Exercise description » Scan the listing below and copy every line holding "page".

Charts and diagrams as code »
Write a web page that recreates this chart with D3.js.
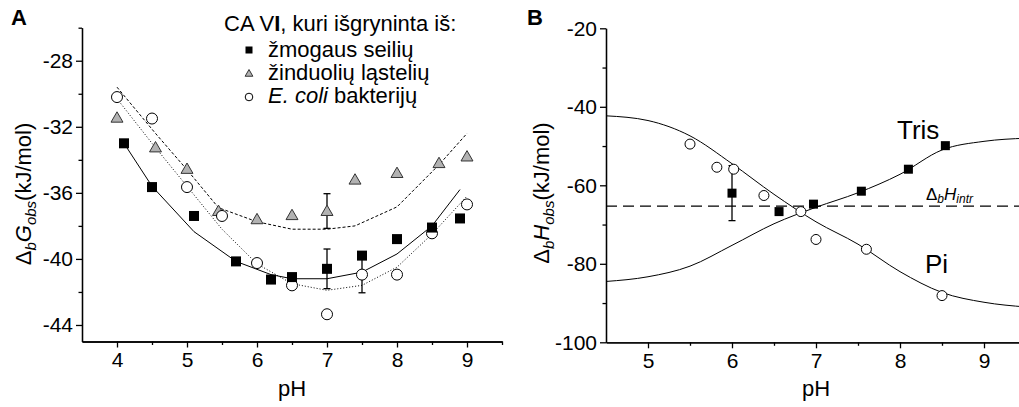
<!DOCTYPE html>
<html>
<head>
	<meta charset="utf-8">
	<title>CA VI : pH priklausomybė</title>
	<script src="https://d3js.org/d3.v7.min.js"></script>
	<style>
		body { margin: 0; background: #fff; }
		svg { display: block; font-family: Arial, "Liberation Sans", sans-serif; }
		.axis path, .axis line { stroke: #000; stroke-width: 1.3; }
		.axis text { font-size: 21px; fill: #000; font-family: Arial, "Liberation Sans", sans-serif; }
	</style>
</head>
<body>
	<svg width="1019" height="407"></svg>

<script>
	// ---- A: ΔbGobs (kJ/mol) vs pH ----
	const phHuman = [4.1, 4.5, 5.1, 5.7, 6.2, 6.5, 7.0, 7.5, 8.0, 8.5, 8.9];
	const dgHuman = [-33.0, -35.65, -37.4, -40.15, -41.25, -41.1, -40.6, -39.8, -38.8, -38.1, -37.55];
	const phMammal = [4.0, 4.55, 5.0, 5.45, 6.0, 6.5, 7.0, 7.4, 8.0, 8.6, 9.0];
	const dgMammal = [-31.45, -33.25, -34.55, -37.1, -37.6, -37.35, -37.1, -35.2, -34.8, -34.2, -33.8];
	const phEcoli = [4.0, 4.5, 5.0, 5.5, 6.0, 6.5, 7.0, 7.5, 8.0, 8.5, 9.0];
	const dgEcoli = [-30.2, -31.5, -35.65, -37.4, -40.25, -41.6, -43.35, -40.95, -40.95, -38.45, -36.7];

	// fitted lines
	const fitHumanPh = [4.1, 4.5, 5.1, 5.7, 6.2, 6.5, 7.0, 7.5, 8.0, 8.5, 8.9];
	const fitHumanDg = [-33.0, -35.6, -38.35, -40.15, -40.95, -41.2, -41.2, -40.8, -39.7, -38.0, -35.8];
	const fitMammalPh = [4.0, 4.55, 5.0, 5.45, 6.0, 6.5, 7.0, 7.4, 8.0, 8.6, 9.0];
	const fitMammalDg = [-29.6, -32.4, -34.6, -36.9, -37.75, -38.2, -38.2, -38.0, -36.85, -34.3, -32.4];
	const fitEcoliPh = [4.0, 4.5, 5.0, 5.5, 6.0, 6.5, 7.0, 7.5, 8.0, 8.5, 9.0];
	const fitEcoliDg = [-30.3, -33.0, -35.6, -38.2, -40.3, -41.5, -41.9, -41.6, -40.5, -38.5, -36.2];

	// error bars: [pH, value, ±]
	const errHuman = [[7.0, -40.6, 1.2]];
	const errMammal = [[7.0, -37.1, 1.05]];
	const errEcoli = [[7.5, -40.95, 1.1]];

	const legendTitle = ["CA V", "I", ", kuri išgryninta iš:"];
	const legendNames = ["žmogaus seilių", "žinduolių ląstelių", "E. coli", " bakterijų"];

	// ---- B: ΔbHobs (kJ/mol) vs pH ----
	const phPi = [5.5, 5.82, 6.02, 6.38, 6.82, 7.0, 7.6, 8.5];
	const dhPi = [-49.5, -55.4, -55.9, -62.6, -66.7, -73.8, -76.3, -88.1];
	const phTris = [6.0, 6.56, 6.97, 7.54, 8.1, 8.54];
	const dhTris = [-62.0, -66.7, -64.8, -61.5, -55.9, -49.9];
	const errTris = [[6.0, -62.0, 7.0]];

	const curvePh = [4.5, 5.0, 5.5, 6.0, 6.5, 7.0, 7.5, 8.0, 8.5, 9.0, 9.5];
	const curvePi = [-42.3, -43.5, -47.4, -54.5, -62.3, -69.3, -75.0, -82.0, -87.3, -89.8, -91.0];
	const curveTris = [-84.5, -83.3, -80.6, -75.3, -69.8, -65.6, -61.9, -57.2, -51.0, -48.8, -48.0];
	const dhIntr = -65.3;

	const svg = d3.select("svg");
	const plain = d => String(d);   // hyphen minus, like the original

	// ================= panel A =================
	const xA = d3.scaleLinear().domain([3.5, 9.5]).range([82, 502]);
	const yA = d3.scaleLinear().domain([-45, -26]).range([341.5, 27.7]);

	const gA = svg.append("g");

	gA.append("g").attr("class", "axis")
		.attr("transform", "translate(0," + yA(-45) + ")")
		.call(d3.axisBottom(xA).tickValues([4, 5, 6, 7, 8, 9]).tickSizeInner(6).tickSizeOuter(0).tickPadding(5).tickFormat(plain));
	gA.append("g").attr("class", "axis")
		.attr("transform", "translate(0," + yA(-45) + ")")
		.call(d3.axisBottom(xA).tickValues([4.5, 5.5, 6.5, 7.5, 8.5, 9.5]).tickSizeInner(3.5).tickSizeOuter(0).tickFormat(""));

	gA.append("g").attr("class", "axis")
		.attr("transform", "translate(" + xA(3.5) + ",0)")
		.call(d3.axisLeft(yA).tickValues([-44, -40, -36, -32, -28]).tickSizeInner(6).tickSizeOuter(0).tickPadding(3).tickFormat(plain));
	gA.append("g").attr("class", "axis")
		.attr("transform", "translate(" + xA(3.5) + ",0)")
		.call(d3.axisLeft(yA).tickValues([-42, -38, -34, -30, -26]).tickSizeInner(3.5).tickSizeOuter(0).tickFormat(""));

	const lineA = d3.line().x(d => xA(d[0])).y(d => yA(d[1]));

	gA.append("path").datum(d3.zip(fitMammalPh, fitMammalDg)).attr("d", lineA)
		.attr("fill", "none").attr("stroke", "#000").attr("stroke-width", 1).attr("stroke-dasharray", "3,2");
	gA.append("path").datum(d3.zip(fitEcoliPh, fitEcoliDg)).attr("d", lineA)
		.attr("fill", "none").attr("stroke", "#000").attr("stroke-width", 1).attr("stroke-dasharray", "1,2");
	gA.append("path").datum(d3.zip(fitHumanPh, fitHumanDg)).attr("d", lineA)
		.attr("fill", "none").attr("stroke", "#000").attr("stroke-width", 1);

	function errorBars(g, data, x, y, cap) {
		data.forEach(e => {
			const cx = x(e[0]);
			g.append("line").attr("x1", cx).attr("x2", cx).attr("y1", y(e[1] + e[2])).attr("y2", y(e[1] - e[2]))
				.attr("stroke", "#000").attr("stroke-width", 1.3);
			[e[1] + e[2], e[1] - e[2]].forEach(v => {
				g.append("line").attr("x1", cx - cap).attr("x2", cx + cap).attr("y1", y(v)).attr("y2", y(v))
					.attr("stroke", "#000").attr("stroke-width", 1.3);
			});
		});
	}
	errorBars(gA, errMammal, xA, yA, 3.5);
	errorBars(gA, errHuman, xA, yA, 3.5);
	errorBars(gA, errEcoli, xA, yA, 3.5);

	const tri = d3.symbol().type(d3.symbolTriangle).size(62);

	gA.selectAll(".mammal").data(d3.zip(phMammal, dgMammal)).enter()
		.append("path").attr("class", "mammal")
		.attr("d", tri)
		.attr("transform", d => "translate(" + xA(d[0]) + "," + (yA(d[1]) + 1) + ")")
		.attr("fill", "#b2b2b2").attr("stroke", "#333").attr("stroke-width", 1);

	gA.selectAll(".ecoli").data(d3.zip(phEcoli, dgEcoli)).enter()
		.append("circle").attr("class", "ecoli")
		.attr("cx", d => xA(d[0])).attr("cy", d => yA(d[1])).attr("r", 5.5)
		.attr("fill", "#fff").attr("stroke", "#000").attr("stroke-width", 1);

	gA.selectAll(".human").data(d3.zip(phHuman, dgHuman)).enter()
		.append("rect").attr("class", "human")
		.attr("x", d => xA(d[0]) - 5).attr("y", d => yA(d[1]) - 5)
		.attr("width", 10).attr("height", 10).attr("fill", "#000");

	// legend
	const lg = gA.append("g").style("font-size", "22px");
	const t0 = lg.append("text").attr("x", 224).attr("y", 31);
	t0.append("tspan").text(legendTitle[0]);
	t0.append("tspan").attr("font-weight", "bold").text(legendTitle[1]);
	t0.append("tspan").text(legendTitle[2]);

	lg.append("rect").attr("x", 245.5).attr("y", 46.5).attr("width", 7).attr("height", 7).attr("fill", "#000");
	lg.append("text").attr("x", 268).attr("y", 57).text(legendNames[0]);
	lg.append("path").attr("d", d3.symbol().type(d3.symbolTriangle).size(26))
		.attr("transform", "translate(249,74)").attr("fill", "#b2b2b2").attr("stroke", "#333").attr("stroke-width", 1);
	lg.append("text").attr("x", 268).attr("y", 80).text(legendNames[1]);
	lg.append("circle").attr("cx", 249).attr("cy", 97).attr("r", 3.8)
		.attr("fill", "#fff").attr("stroke", "#000").attr("stroke-width", 1);
	const t3 = lg.append("text").attr("x", 268).attr("y", 103);
	t3.append("tspan").attr("font-style", "italic").text(legendNames[2]);
	t3.append("tspan").text(legendNames[3]);

	// titles A
	svg.append("text").attr("x", 11).attr("y", 25).attr("font-weight", "bold").style("font-size", "22px").text("A");
	svg.append("text").attr("x", xA(6.5)).attr("y", 396).attr("text-anchor", "middle").style("font-size", "22px").text("pH");

	function yTitle(x, y, main) {
		const t = svg.append("text").attr("transform", "translate(" + x + "," + y + ") rotate(-90)")
			.attr("text-anchor", "middle").style("font-size", "22px");
		t.append("tspan").text("Δ");
		t.append("tspan").attr("font-style", "italic").attr("dy", 5).style("font-size", "15px").text("b");
		t.append("tspan").attr("font-style", "italic").attr("dy", -5).text(main);
		t.append("tspan").attr("font-style", "italic").attr("dy", 5).style("font-size", "15px").text("obs");
		t.append("tspan").attr("dy", -5).text("(kJ/mol)");
	}
	yTitle(31, 194, "G");

	// ================= panel B =================
	const xB = d3.scaleLinear().domain([4.5, 9.5]).range([606, 1026]);
	const yB = d3.scaleLinear().domain([-100, -20]).range([342.3, 28.3]);

	const gB = svg.append("g");

	gB.append("g").attr("class", "axis")
		.attr("transform", "translate(0," + yB(-100) + ")")
		.call(d3.axisBottom(xB).tickValues([5, 6, 7, 8, 9]).tickSizeInner(6).tickSizeOuter(0).tickPadding(5).tickFormat(plain));
	gB.append("g").attr("class", "axis")
		.attr("transform", "translate(0," + yB(-100) + ")")
		.call(d3.axisBottom(xB).tickValues([5.5, 6.5, 7.5, 8.5]).tickSizeInner(3.5).tickSizeOuter(0).tickFormat(""));

	gB.append("g").attr("class", "axis")
		.attr("transform", "translate(" + xB(4.5) + ",0)")
		.call(d3.axisLeft(yB).tickValues([-100, -80, -60, -40, -20]).tickSizeInner(6).tickSizeOuter(0).tickPadding(3).tickFormat(plain));
	gB.append("g").attr("class", "axis")
		.attr("transform", "translate(" + xB(4.5) + ",0)")
		.call(d3.axisLeft(yB).tickValues([-90, -70, -50, -30]).tickSizeInner(3.5).tickSizeOuter(0).tickFormat(""));

	const lineB = d3.line().x(d => xB(d[0])).y(d => yB(d[1])).curve(d3.curveMonotoneX);

	gB.append("path").datum(d3.zip(curvePh, curvePi)).attr("d", lineB)
		.attr("fill", "none").attr("stroke", "#000").attr("stroke-width", 1);
	gB.append("path").datum(d3.zip(curvePh, curveTris)).attr("d", lineB)
		.attr("fill", "none").attr("stroke", "#000").attr("stroke-width", 1);

	gB.append("line").attr("x1", xB(4.5)).attr("x2", xB(9.5)).attr("y1", yB(dhIntr)).attr("y2", yB(dhIntr))
		.attr("stroke", "#000").attr("stroke-width", 1.4).attr("stroke-dasharray", "11,6");

	errorBars(gB, errTris, xB, yB, 3.5);

	gB.selectAll(".pi").data(d3.zip(phPi, dhPi)).enter()
		.append("circle").attr("class", "pi")
		.attr("cx", d => xB(d[0])).attr("cy", d => yB(d[1])).attr("r", 5)
		.attr("fill", "#fff").attr("stroke", "#000").attr("stroke-width", 1);

	gB.selectAll(".tris").data(d3.zip(phTris, dhTris)).enter()
		.append("rect").attr("class", "tris")
		.attr("x", d => xB(d[0]) - 4.5).attr("y", d => yB(d[1]) - 4.5)
		.attr("width", 9).attr("height", 9).attr("fill", "#000");

	svg.append("text").attr("x", 897).attr("y", 139).style("font-size", "26px").text("Tris");
	svg.append("text").attr("x", 925).attr("y", 273).style("font-size", "26px").text("Pi");

	const hi = svg.append("text").attr("x", 926).attr("y", 200).style("font-size", "17px");
	hi.append("tspan").text("Δ");
	hi.append("tspan").attr("font-style", "italic").attr("dy", 3).style("font-size", "12px").text("b");
	hi.append("tspan").attr("font-style", "italic").attr("dy", -3).text("H");
	hi.append("tspan").attr("font-style", "italic").attr("dy", 3).style("font-size", "12px").text("intr");

	svg.append("text").attr("x", 527).attr("y", 25).attr("font-weight", "bold").style("font-size", "22px").text("B");
	svg.append("text").attr("x", xB(7)).attr("y", 396).attr("text-anchor", "middle").style("font-size", "22px").text("pH");
	yTitle(549, 193, "H");
</script>
</body>
</html>
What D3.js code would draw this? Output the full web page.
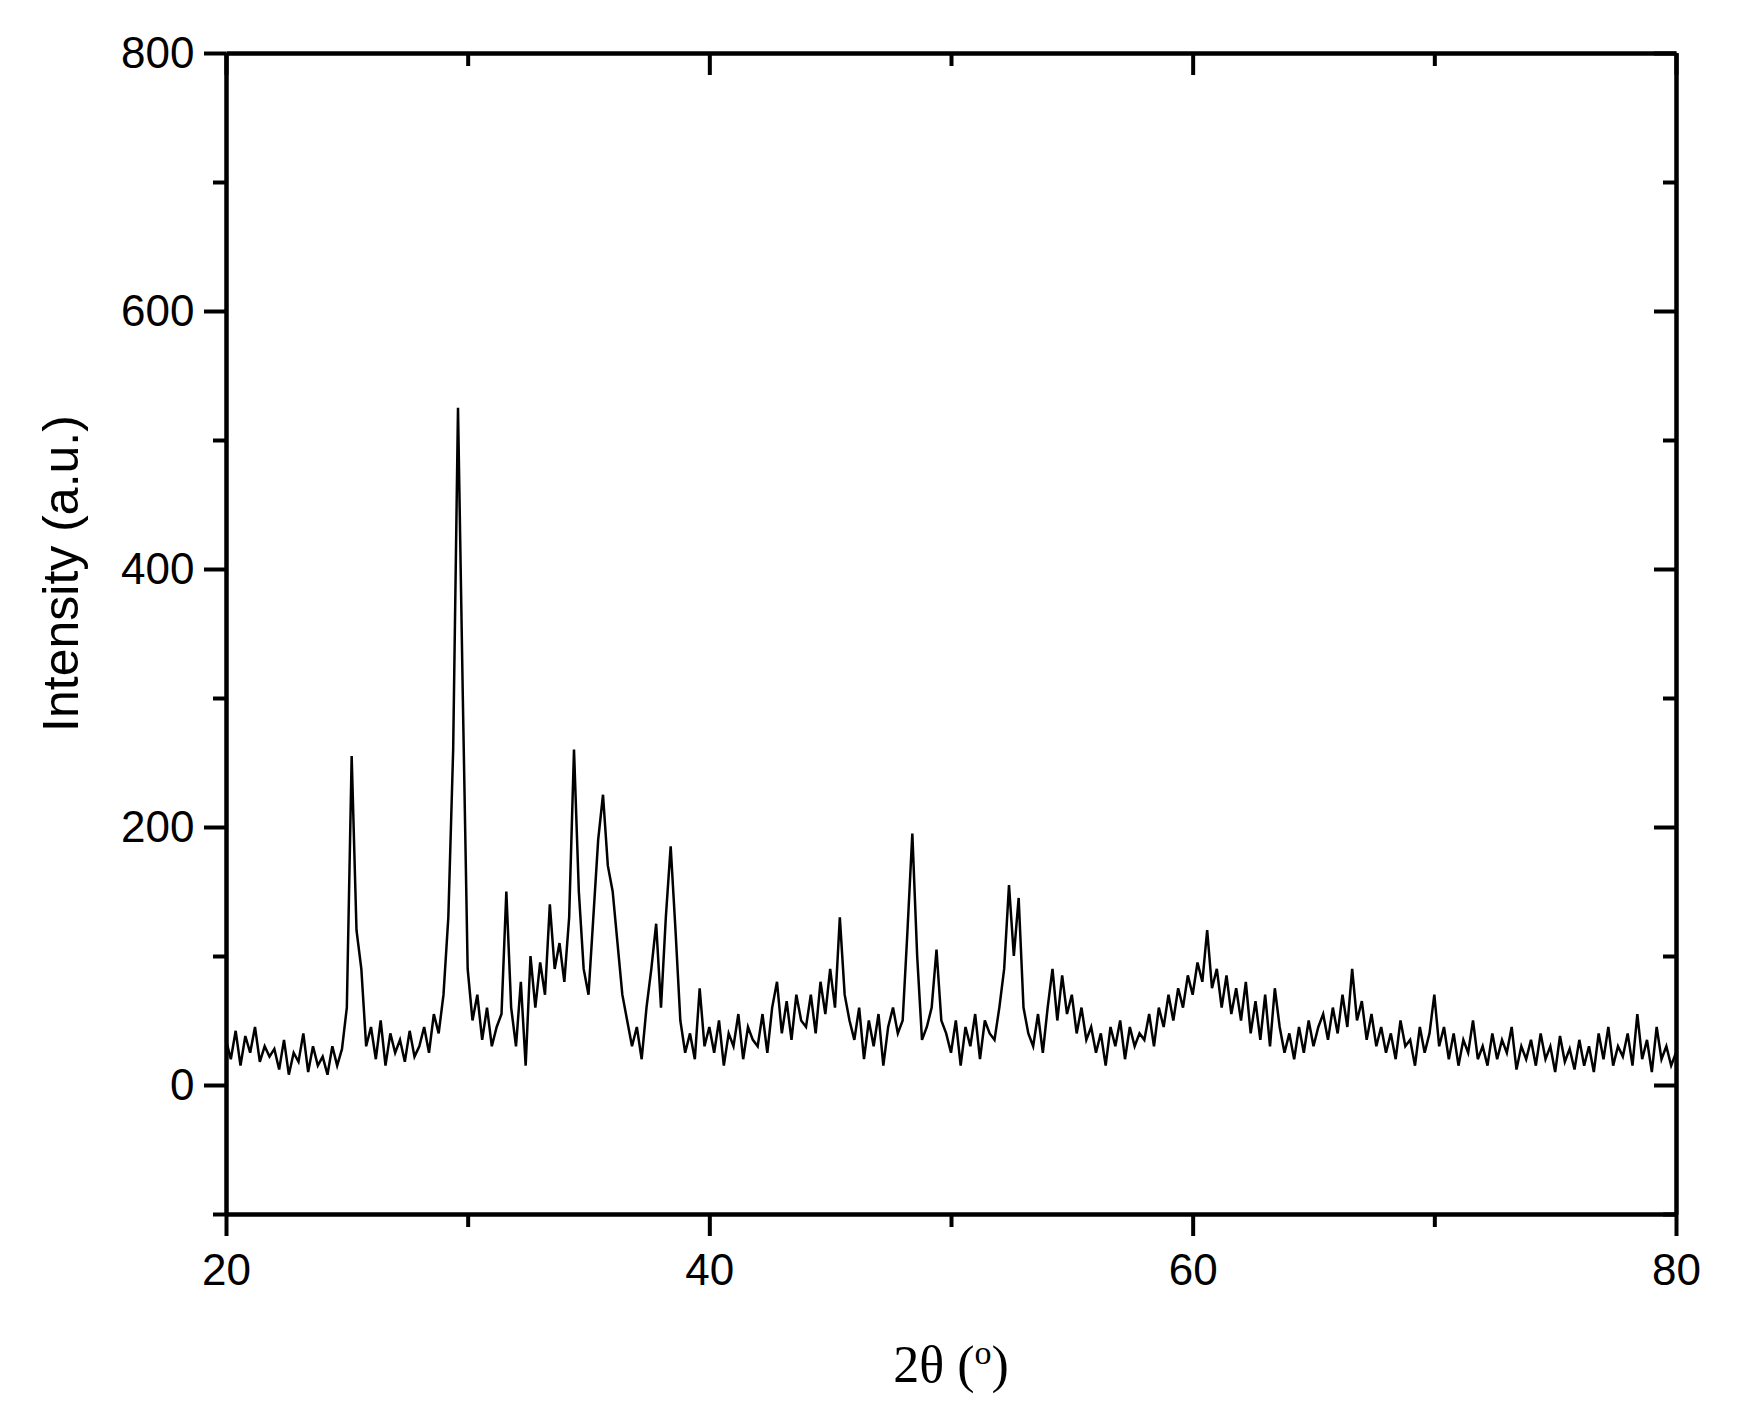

Response to the task »
Write a web page that recreates this chart with D3.js.
What D3.js code would draw this? Output the full web page.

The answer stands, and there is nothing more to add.